■ Given material
[start]
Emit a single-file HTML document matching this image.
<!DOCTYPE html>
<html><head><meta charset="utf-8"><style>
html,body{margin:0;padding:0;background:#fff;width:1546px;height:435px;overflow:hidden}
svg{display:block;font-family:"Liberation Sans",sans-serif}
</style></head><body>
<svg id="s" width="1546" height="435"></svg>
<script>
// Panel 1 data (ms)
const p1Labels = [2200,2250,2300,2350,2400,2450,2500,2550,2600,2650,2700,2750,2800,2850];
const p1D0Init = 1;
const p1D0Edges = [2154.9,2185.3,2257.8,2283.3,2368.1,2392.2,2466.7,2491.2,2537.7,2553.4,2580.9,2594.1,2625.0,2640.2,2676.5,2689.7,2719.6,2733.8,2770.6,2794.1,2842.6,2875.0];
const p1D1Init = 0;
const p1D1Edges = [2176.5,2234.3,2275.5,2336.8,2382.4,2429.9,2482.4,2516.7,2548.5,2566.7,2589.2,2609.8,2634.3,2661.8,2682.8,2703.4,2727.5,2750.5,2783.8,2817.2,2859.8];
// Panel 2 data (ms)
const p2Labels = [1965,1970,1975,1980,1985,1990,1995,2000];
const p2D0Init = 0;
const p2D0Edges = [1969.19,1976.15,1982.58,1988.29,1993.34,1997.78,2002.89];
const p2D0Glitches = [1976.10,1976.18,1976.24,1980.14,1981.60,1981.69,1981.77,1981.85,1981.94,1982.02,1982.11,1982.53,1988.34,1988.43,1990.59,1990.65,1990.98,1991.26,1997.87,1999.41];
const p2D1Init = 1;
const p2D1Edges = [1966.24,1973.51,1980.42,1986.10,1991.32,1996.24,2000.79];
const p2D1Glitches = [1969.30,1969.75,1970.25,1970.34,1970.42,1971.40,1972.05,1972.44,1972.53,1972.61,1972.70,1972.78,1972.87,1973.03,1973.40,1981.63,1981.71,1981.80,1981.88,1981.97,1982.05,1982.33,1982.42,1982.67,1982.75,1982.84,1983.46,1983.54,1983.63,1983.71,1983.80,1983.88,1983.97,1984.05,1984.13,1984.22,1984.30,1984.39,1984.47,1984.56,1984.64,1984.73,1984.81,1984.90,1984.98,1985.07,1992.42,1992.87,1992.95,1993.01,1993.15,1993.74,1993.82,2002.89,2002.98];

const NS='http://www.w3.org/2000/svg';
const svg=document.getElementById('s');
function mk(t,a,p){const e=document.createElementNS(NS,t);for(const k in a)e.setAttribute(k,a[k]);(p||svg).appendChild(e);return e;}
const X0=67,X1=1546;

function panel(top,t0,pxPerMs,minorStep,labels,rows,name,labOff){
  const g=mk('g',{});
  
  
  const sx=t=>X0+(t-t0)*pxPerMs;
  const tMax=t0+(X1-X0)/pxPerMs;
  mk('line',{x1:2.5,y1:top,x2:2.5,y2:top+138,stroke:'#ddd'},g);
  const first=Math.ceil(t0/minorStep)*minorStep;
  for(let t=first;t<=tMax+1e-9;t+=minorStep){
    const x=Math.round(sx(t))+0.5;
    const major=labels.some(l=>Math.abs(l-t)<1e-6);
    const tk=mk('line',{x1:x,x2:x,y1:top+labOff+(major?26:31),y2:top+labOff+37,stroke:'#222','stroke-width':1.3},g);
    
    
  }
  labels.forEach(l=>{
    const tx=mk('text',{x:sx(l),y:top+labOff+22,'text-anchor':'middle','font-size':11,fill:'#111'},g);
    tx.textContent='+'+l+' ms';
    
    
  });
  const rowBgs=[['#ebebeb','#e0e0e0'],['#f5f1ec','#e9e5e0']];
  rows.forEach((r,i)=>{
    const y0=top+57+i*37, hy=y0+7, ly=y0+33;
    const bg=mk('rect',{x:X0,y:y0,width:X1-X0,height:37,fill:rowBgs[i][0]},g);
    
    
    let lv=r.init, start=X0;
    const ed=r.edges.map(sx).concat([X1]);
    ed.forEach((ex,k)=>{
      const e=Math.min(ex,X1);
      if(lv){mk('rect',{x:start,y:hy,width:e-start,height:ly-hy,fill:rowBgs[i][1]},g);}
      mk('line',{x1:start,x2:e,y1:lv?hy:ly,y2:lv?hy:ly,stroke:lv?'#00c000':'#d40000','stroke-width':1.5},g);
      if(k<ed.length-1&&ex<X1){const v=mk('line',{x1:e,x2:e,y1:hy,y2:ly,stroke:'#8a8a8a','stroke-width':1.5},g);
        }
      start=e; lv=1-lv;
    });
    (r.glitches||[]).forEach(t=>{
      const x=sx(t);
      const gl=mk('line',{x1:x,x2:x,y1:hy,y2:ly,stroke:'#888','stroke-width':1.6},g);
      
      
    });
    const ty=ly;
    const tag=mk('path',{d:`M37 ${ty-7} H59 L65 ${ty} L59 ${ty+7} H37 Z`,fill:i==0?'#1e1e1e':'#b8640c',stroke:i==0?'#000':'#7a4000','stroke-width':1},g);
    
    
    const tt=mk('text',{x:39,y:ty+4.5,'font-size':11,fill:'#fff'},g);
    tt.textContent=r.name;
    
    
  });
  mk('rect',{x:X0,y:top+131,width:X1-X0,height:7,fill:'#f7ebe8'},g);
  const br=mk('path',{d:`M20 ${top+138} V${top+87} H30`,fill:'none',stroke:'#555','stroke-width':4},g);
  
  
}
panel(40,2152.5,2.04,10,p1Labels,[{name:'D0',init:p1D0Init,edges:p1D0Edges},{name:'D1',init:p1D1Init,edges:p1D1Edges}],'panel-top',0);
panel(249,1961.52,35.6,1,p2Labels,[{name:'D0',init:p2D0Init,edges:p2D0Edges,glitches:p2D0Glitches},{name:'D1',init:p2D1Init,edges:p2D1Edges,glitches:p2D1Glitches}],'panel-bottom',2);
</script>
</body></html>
[end]
■ What is asked
Print back all the lines verbatim.

■ Output
Emit a single-file HTML document matching this image.
<!DOCTYPE html>
<html><head><meta charset="utf-8"><style>
html,body{margin:0;padding:0;background:#fff;width:1546px;height:435px;overflow:hidden}
svg{display:block;font-family:"Liberation Sans",sans-serif}
</style></head><body>
<svg id="s" width="1546" height="435"></svg>
<script>
// Panel 1 data (ms)
const p1Labels = [2200,2250,2300,2350,2400,2450,2500,2550,2600,2650,2700,2750,2800,2850];
const p1D0Init = 1;
const p1D0Edges = [2154.9,2185.3,2257.8,2283.3,2368.1,2392.2,2466.7,2491.2,2537.7,2553.4,2580.9,2594.1,2625.0,2640.2,2676.5,2689.7,2719.6,2733.8,2770.6,2794.1,2842.6,2875.0];
const p1D1Init = 0;
const p1D1Edges = [2176.5,2234.3,2275.5,2336.8,2382.4,2429.9,2482.4,2516.7,2548.5,2566.7,2589.2,2609.8,2634.3,2661.8,2682.8,2703.4,2727.5,2750.5,2783.8,2817.2,2859.8];
// Panel 2 data (ms)
const p2Labels = [1965,1970,1975,1980,1985,1990,1995,2000];
const p2D0Init = 0;
const p2D0Edges = [1969.19,1976.15,1982.58,1988.29,1993.34,1997.78,2002.89];
const p2D0Glitches = [1976.10,1976.18,1976.24,1980.14,1981.60,1981.69,1981.77,1981.85,1981.94,1982.02,1982.11,1982.53,1988.34,1988.43,1990.59,1990.65,1990.98,1991.26,1997.87,1999.41];
const p2D1Init = 1;
const p2D1Edges = [1966.24,1973.51,1980.42,1986.10,1991.32,1996.24,2000.79];
const p2D1Glitches = [1969.30,1969.75,1970.25,1970.34,1970.42,1971.40,1972.05,1972.44,1972.53,1972.61,1972.70,1972.78,1972.87,1973.03,1973.40,1981.63,1981.71,1981.80,1981.88,1981.97,1982.05,1982.33,1982.42,1982.67,1982.75,1982.84,1983.46,1983.54,1983.63,1983.71,1983.80,1983.88,1983.97,1984.05,1984.13,1984.22,1984.30,1984.39,1984.47,1984.56,1984.64,1984.73,1984.81,1984.90,1984.98,1985.07,1992.42,1992.87,1992.95,1993.01,1993.15,1993.74,1993.82,2002.89,2002.98];

const NS='http://www.w3.org/2000/svg';
const svg=document.getElementById('s');
function mk(t,a,p){const e=document.createElementNS(NS,t);for(const k in a)e.setAttribute(k,a[k]);(p||svg).appendChild(e);return e;}
const X0=67,X1=1546;

function panel(top,t0,pxPerMs,minorStep,labels,rows,name,labOff){
  const g=mk('g',{});
  
  
  const sx=t=>X0+(t-t0)*pxPerMs;
  const tMax=t0+(X1-X0)/pxPerMs;
  mk('line',{x1:2.5,y1:top,x2:2.5,y2:top+138,stroke:'#ddd'},g);
  const first=Math.ceil(t0/minorStep)*minorStep;
  for(let t=first;t<=tMax+1e-9;t+=minorStep){
    const x=Math.round(sx(t))+0.5;
    const major=labels.some(l=>Math.abs(l-t)<1e-6);
    const tk=mk('line',{x1:x,x2:x,y1:top+labOff+(major?26:31),y2:top+labOff+37,stroke:'#222','stroke-width':1.3},g);
    
    
  }
  labels.forEach(l=>{
    const tx=mk('text',{x:sx(l),y:top+labOff+22,'text-anchor':'middle','font-size':11,fill:'#111'},g);
    tx.textContent='+'+l+' ms';
    
    
  });
  const rowBgs=[['#ebebeb','#e0e0e0'],['#f5f1ec','#e9e5e0']];
  rows.forEach((r,i)=>{
    const y0=top+57+i*37, hy=y0+7, ly=y0+33;
    const bg=mk('rect',{x:X0,y:y0,width:X1-X0,height:37,fill:rowBgs[i][0]},g);
    
    
    let lv=r.init, start=X0;
    const ed=r.edges.map(sx).concat([X1]);
    ed.forEach((ex,k)=>{
      const e=Math.min(ex,X1);
      if(lv){mk('rect',{x:start,y:hy,width:e-start,height:ly-hy,fill:rowBgs[i][1]},g);}
      mk('line',{x1:start,x2:e,y1:lv?hy:ly,y2:lv?hy:ly,stroke:lv?'#00c000':'#d40000','stroke-width':1.5},g);
      if(k<ed.length-1&&ex<X1){const v=mk('line',{x1:e,x2:e,y1:hy,y2:ly,stroke:'#8a8a8a','stroke-width':1.5},g);
        }
      start=e; lv=1-lv;
    });
    (r.glitches||[]).forEach(t=>{
      const x=sx(t);
      const gl=mk('line',{x1:x,x2:x,y1:hy,y2:ly,stroke:'#888','stroke-width':1.6},g);
      
      
    });
    const ty=ly;
    const tag=mk('path',{d:`M37 ${ty-7} H59 L65 ${ty} L59 ${ty+7} H37 Z`,fill:i==0?'#1e1e1e':'#b8640c',stroke:i==0?'#000':'#7a4000','stroke-width':1},g);
    
    
    const tt=mk('text',{x:39,y:ty+4.5,'font-size':11,fill:'#fff'},g);
    tt.textContent=r.name;
    
    
  });
  mk('rect',{x:X0,y:top+131,width:X1-X0,height:7,fill:'#f7ebe8'},g);
  const br=mk('path',{d:`M20 ${top+138} V${top+87} H30`,fill:'none',stroke:'#555','stroke-width':4},g);
  
  
}
panel(40,2152.5,2.04,10,p1Labels,[{name:'D0',init:p1D0Init,edges:p1D0Edges},{name:'D1',init:p1D1Init,edges:p1D1Edges}],'panel-top',0);
panel(249,1961.52,35.6,1,p2Labels,[{name:'D0',init:p2D0Init,edges:p2D0Edges,glitches:p2D0Glitches},{name:'D1',init:p2D1Init,edges:p2D1Edges,glitches:p2D1Glitches}],'panel-bottom',2);
</script>
</body></html>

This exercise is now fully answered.